* _Work to be completed_: Give the data below again exactly as written, without its pictures.

* _Given material_:
========================================================================
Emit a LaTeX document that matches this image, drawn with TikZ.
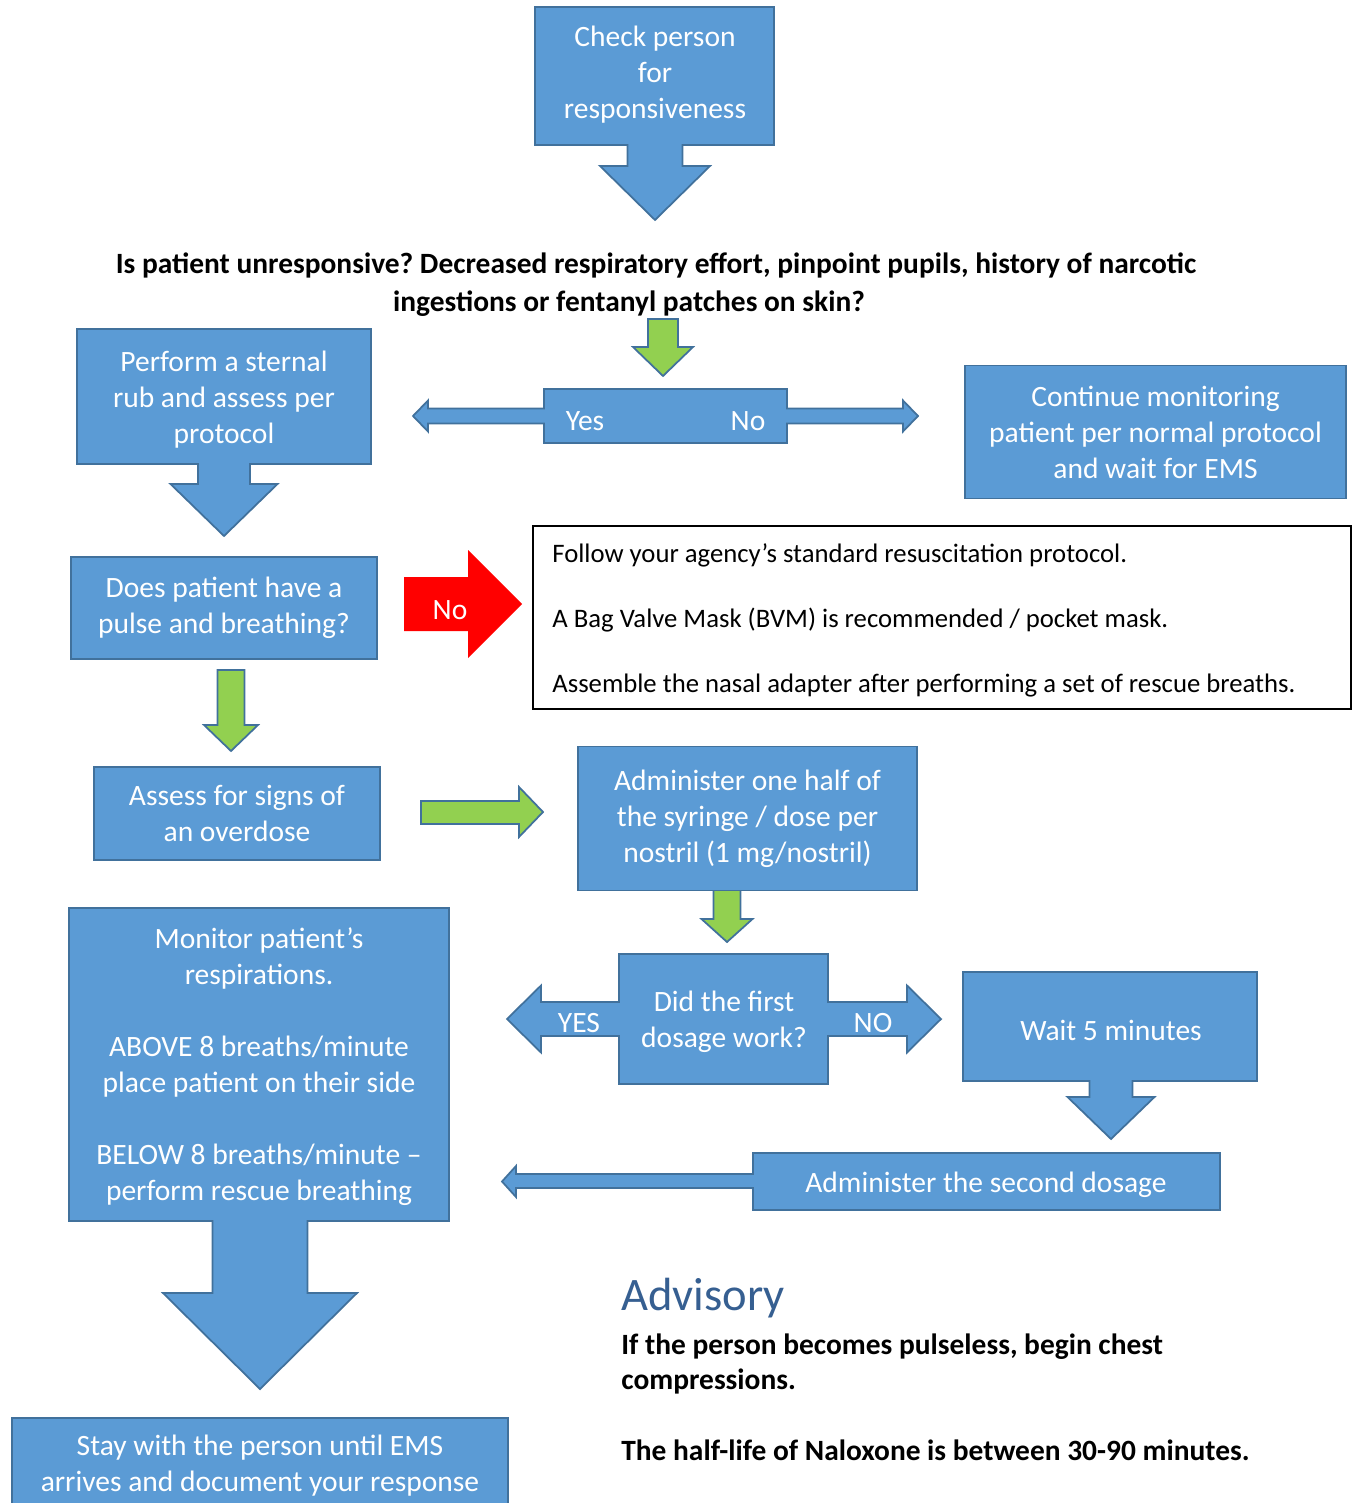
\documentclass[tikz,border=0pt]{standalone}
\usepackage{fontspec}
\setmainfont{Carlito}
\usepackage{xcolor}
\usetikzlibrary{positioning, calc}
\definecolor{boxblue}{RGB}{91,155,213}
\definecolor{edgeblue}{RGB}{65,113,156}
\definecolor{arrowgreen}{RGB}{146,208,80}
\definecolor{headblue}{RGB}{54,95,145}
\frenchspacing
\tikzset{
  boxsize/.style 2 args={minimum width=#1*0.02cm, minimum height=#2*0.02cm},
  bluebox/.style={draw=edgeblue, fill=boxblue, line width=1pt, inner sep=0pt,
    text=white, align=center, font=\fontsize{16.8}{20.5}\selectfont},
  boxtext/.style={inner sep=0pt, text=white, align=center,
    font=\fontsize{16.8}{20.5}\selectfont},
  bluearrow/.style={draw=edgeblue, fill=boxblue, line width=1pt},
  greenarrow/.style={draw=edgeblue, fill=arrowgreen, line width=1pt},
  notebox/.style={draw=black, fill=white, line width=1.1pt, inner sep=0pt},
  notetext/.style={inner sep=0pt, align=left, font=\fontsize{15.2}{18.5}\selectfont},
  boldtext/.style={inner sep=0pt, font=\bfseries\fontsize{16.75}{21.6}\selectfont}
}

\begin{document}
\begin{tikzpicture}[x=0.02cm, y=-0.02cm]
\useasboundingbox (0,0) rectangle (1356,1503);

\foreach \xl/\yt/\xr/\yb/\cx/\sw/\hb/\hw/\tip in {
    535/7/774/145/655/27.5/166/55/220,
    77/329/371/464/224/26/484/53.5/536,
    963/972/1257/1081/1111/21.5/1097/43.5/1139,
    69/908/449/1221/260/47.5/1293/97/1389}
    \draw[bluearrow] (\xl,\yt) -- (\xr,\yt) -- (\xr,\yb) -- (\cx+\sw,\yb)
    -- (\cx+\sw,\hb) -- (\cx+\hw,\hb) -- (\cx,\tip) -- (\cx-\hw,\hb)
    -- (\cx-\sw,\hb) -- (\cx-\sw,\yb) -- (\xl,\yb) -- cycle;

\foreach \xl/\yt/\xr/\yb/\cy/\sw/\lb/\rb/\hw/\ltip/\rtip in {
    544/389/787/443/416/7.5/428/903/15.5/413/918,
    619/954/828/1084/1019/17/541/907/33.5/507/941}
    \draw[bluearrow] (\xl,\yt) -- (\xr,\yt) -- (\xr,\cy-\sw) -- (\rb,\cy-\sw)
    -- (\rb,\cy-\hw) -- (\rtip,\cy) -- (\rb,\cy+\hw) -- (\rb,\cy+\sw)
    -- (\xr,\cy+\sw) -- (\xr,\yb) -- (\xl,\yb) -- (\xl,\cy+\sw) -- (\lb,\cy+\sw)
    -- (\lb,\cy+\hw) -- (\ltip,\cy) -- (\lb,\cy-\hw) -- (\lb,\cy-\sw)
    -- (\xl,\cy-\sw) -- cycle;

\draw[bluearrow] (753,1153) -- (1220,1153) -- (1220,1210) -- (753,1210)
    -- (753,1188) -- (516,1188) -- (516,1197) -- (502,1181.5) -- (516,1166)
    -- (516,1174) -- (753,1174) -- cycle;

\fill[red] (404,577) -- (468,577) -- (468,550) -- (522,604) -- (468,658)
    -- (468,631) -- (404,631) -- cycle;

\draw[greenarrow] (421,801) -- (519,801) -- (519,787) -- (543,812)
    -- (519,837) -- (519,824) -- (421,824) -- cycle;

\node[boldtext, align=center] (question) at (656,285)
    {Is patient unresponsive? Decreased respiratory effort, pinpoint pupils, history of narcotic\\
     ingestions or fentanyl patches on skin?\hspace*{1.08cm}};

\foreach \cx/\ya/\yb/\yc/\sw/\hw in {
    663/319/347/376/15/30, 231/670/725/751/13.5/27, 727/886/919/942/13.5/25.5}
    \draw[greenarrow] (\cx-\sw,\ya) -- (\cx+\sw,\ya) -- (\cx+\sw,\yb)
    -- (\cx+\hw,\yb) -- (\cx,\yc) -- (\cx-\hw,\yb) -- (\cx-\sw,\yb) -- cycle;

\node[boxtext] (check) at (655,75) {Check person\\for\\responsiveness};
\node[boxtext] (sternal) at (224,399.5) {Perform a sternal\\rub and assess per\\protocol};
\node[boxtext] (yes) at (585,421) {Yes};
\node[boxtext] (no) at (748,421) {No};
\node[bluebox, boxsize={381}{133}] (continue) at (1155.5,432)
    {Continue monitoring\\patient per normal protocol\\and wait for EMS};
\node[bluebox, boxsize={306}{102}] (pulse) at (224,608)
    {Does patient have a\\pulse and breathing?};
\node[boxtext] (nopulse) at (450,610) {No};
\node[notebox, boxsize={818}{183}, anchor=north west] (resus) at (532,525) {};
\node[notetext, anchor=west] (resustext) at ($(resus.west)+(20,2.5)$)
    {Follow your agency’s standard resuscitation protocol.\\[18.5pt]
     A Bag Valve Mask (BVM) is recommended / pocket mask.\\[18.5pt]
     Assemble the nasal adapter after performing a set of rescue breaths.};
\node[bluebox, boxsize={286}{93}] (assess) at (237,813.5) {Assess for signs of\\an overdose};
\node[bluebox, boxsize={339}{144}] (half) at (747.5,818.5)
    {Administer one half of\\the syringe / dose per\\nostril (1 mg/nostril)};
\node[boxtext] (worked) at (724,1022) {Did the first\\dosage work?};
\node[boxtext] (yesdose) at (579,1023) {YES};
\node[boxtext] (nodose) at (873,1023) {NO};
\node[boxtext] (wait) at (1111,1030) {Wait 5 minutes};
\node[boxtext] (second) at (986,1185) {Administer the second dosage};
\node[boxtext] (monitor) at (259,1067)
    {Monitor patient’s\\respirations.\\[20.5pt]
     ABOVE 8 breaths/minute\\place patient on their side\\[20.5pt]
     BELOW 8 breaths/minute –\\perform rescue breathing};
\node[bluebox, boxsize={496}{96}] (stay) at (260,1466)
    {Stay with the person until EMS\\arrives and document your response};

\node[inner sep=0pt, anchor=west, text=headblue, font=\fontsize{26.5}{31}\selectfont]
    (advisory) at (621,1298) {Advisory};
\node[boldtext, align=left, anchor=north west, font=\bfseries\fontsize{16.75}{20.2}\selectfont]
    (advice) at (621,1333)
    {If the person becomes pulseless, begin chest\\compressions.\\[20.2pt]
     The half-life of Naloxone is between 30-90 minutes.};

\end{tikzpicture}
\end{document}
========================================================================
* _The reply_:
Emit a LaTeX document that matches this image, drawn with TikZ.
\documentclass[tikz,border=0pt]{standalone}
\usepackage{fontspec}
\setmainfont{Carlito}
\usepackage{xcolor}
\usetikzlibrary{positioning, calc}
\definecolor{boxblue}{RGB}{91,155,213}
\definecolor{edgeblue}{RGB}{65,113,156}
\definecolor{arrowgreen}{RGB}{146,208,80}
\definecolor{headblue}{RGB}{54,95,145}
\frenchspacing
\tikzset{
  boxsize/.style 2 args={minimum width=#1*0.02cm, minimum height=#2*0.02cm},
  bluebox/.style={draw=edgeblue, fill=boxblue, line width=1pt, inner sep=0pt,
    text=white, align=center, font=\fontsize{16.8}{20.5}\selectfont},
  boxtext/.style={inner sep=0pt, text=white, align=center,
    font=\fontsize{16.8}{20.5}\selectfont},
  bluearrow/.style={draw=edgeblue, fill=boxblue, line width=1pt},
  greenarrow/.style={draw=edgeblue, fill=arrowgreen, line width=1pt},
  notebox/.style={draw=black, fill=white, line width=1.1pt, inner sep=0pt},
  notetext/.style={inner sep=0pt, align=left, font=\fontsize{15.2}{18.5}\selectfont},
  boldtext/.style={inner sep=0pt, font=\bfseries\fontsize{16.75}{21.6}\selectfont}
}

\begin{document}
\begin{tikzpicture}[x=0.02cm, y=-0.02cm]
\useasboundingbox (0,0) rectangle (1356,1503);

\foreach \xl/\yt/\xr/\yb/\cx/\sw/\hb/\hw/\tip in {
    535/7/774/145/655/27.5/166/55/220,
    77/329/371/464/224/26/484/53.5/536,
    963/972/1257/1081/1111/21.5/1097/43.5/1139,
    69/908/449/1221/260/47.5/1293/97/1389}
    \draw[bluearrow] (\xl,\yt) -- (\xr,\yt) -- (\xr,\yb) -- (\cx+\sw,\yb)
    -- (\cx+\sw,\hb) -- (\cx+\hw,\hb) -- (\cx,\tip) -- (\cx-\hw,\hb)
    -- (\cx-\sw,\hb) -- (\cx-\sw,\yb) -- (\xl,\yb) -- cycle;

\foreach \xl/\yt/\xr/\yb/\cy/\sw/\lb/\rb/\hw/\ltip/\rtip in {
    544/389/787/443/416/7.5/428/903/15.5/413/918,
    619/954/828/1084/1019/17/541/907/33.5/507/941}
    \draw[bluearrow] (\xl,\yt) -- (\xr,\yt) -- (\xr,\cy-\sw) -- (\rb,\cy-\sw)
    -- (\rb,\cy-\hw) -- (\rtip,\cy) -- (\rb,\cy+\hw) -- (\rb,\cy+\sw)
    -- (\xr,\cy+\sw) -- (\xr,\yb) -- (\xl,\yb) -- (\xl,\cy+\sw) -- (\lb,\cy+\sw)
    -- (\lb,\cy+\hw) -- (\ltip,\cy) -- (\lb,\cy-\hw) -- (\lb,\cy-\sw)
    -- (\xl,\cy-\sw) -- cycle;

\draw[bluearrow] (753,1153) -- (1220,1153) -- (1220,1210) -- (753,1210)
    -- (753,1188) -- (516,1188) -- (516,1197) -- (502,1181.5) -- (516,1166)
    -- (516,1174) -- (753,1174) -- cycle;

\fill[red] (404,577) -- (468,577) -- (468,550) -- (522,604) -- (468,658)
    -- (468,631) -- (404,631) -- cycle;

\draw[greenarrow] (421,801) -- (519,801) -- (519,787) -- (543,812)
    -- (519,837) -- (519,824) -- (421,824) -- cycle;

\node[boldtext, align=center] (question) at (656,285)
    {Is patient unresponsive? Decreased respiratory effort, pinpoint pupils, history of narcotic\\
     ingestions or fentanyl patches on skin?\hspace*{1.08cm}};

\foreach \cx/\ya/\yb/\yc/\sw/\hw in {
    663/319/347/376/15/30, 231/670/725/751/13.5/27, 727/886/919/942/13.5/25.5}
    \draw[greenarrow] (\cx-\sw,\ya) -- (\cx+\sw,\ya) -- (\cx+\sw,\yb)
    -- (\cx+\hw,\yb) -- (\cx,\yc) -- (\cx-\hw,\yb) -- (\cx-\sw,\yb) -- cycle;

\node[boxtext] (check) at (655,75) {Check person\\for\\responsiveness};
\node[boxtext] (sternal) at (224,399.5) {Perform a sternal\\rub and assess per\\protocol};
\node[boxtext] (yes) at (585,421) {Yes};
\node[boxtext] (no) at (748,421) {No};
\node[bluebox, boxsize={381}{133}] (continue) at (1155.5,432)
    {Continue monitoring\\patient per normal protocol\\and wait for EMS};
\node[bluebox, boxsize={306}{102}] (pulse) at (224,608)
    {Does patient have a\\pulse and breathing?};
\node[boxtext] (nopulse) at (450,610) {No};
\node[notebox, boxsize={818}{183}, anchor=north west] (resus) at (532,525) {};
\node[notetext, anchor=west] (resustext) at ($(resus.west)+(20,2.5)$)
    {Follow your agency’s standard resuscitation protocol.\\[18.5pt]
     A Bag Valve Mask (BVM) is recommended / pocket mask.\\[18.5pt]
     Assemble the nasal adapter after performing a set of rescue breaths.};
\node[bluebox, boxsize={286}{93}] (assess) at (237,813.5) {Assess for signs of\\an overdose};
\node[bluebox, boxsize={339}{144}] (half) at (747.5,818.5)
    {Administer one half of\\the syringe / dose per\\nostril (1 mg/nostril)};
\node[boxtext] (worked) at (724,1022) {Did the first\\dosage work?};
\node[boxtext] (yesdose) at (579,1023) {YES};
\node[boxtext] (nodose) at (873,1023) {NO};
\node[boxtext] (wait) at (1111,1030) {Wait 5 minutes};
\node[boxtext] (second) at (986,1185) {Administer the second dosage};
\node[boxtext] (monitor) at (259,1067)
    {Monitor patient’s\\respirations.\\[20.5pt]
     ABOVE 8 breaths/minute\\place patient on their side\\[20.5pt]
     BELOW 8 breaths/minute –\\perform rescue breathing};
\node[bluebox, boxsize={496}{96}] (stay) at (260,1466)
    {Stay with the person until EMS\\arrives and document your response};

\node[inner sep=0pt, anchor=west, text=headblue, font=\fontsize{26.5}{31}\selectfont]
    (advisory) at (621,1298) {Advisory};
\node[boldtext, align=left, anchor=north west, font=\bfseries\fontsize{16.75}{20.2}\selectfont]
    (advice) at (621,1333)
    {If the person becomes pulseless, begin chest\\compressions.\\[20.2pt]
     The half-life of Naloxone is between 30-90 minutes.};

\end{tikzpicture}
\end{document}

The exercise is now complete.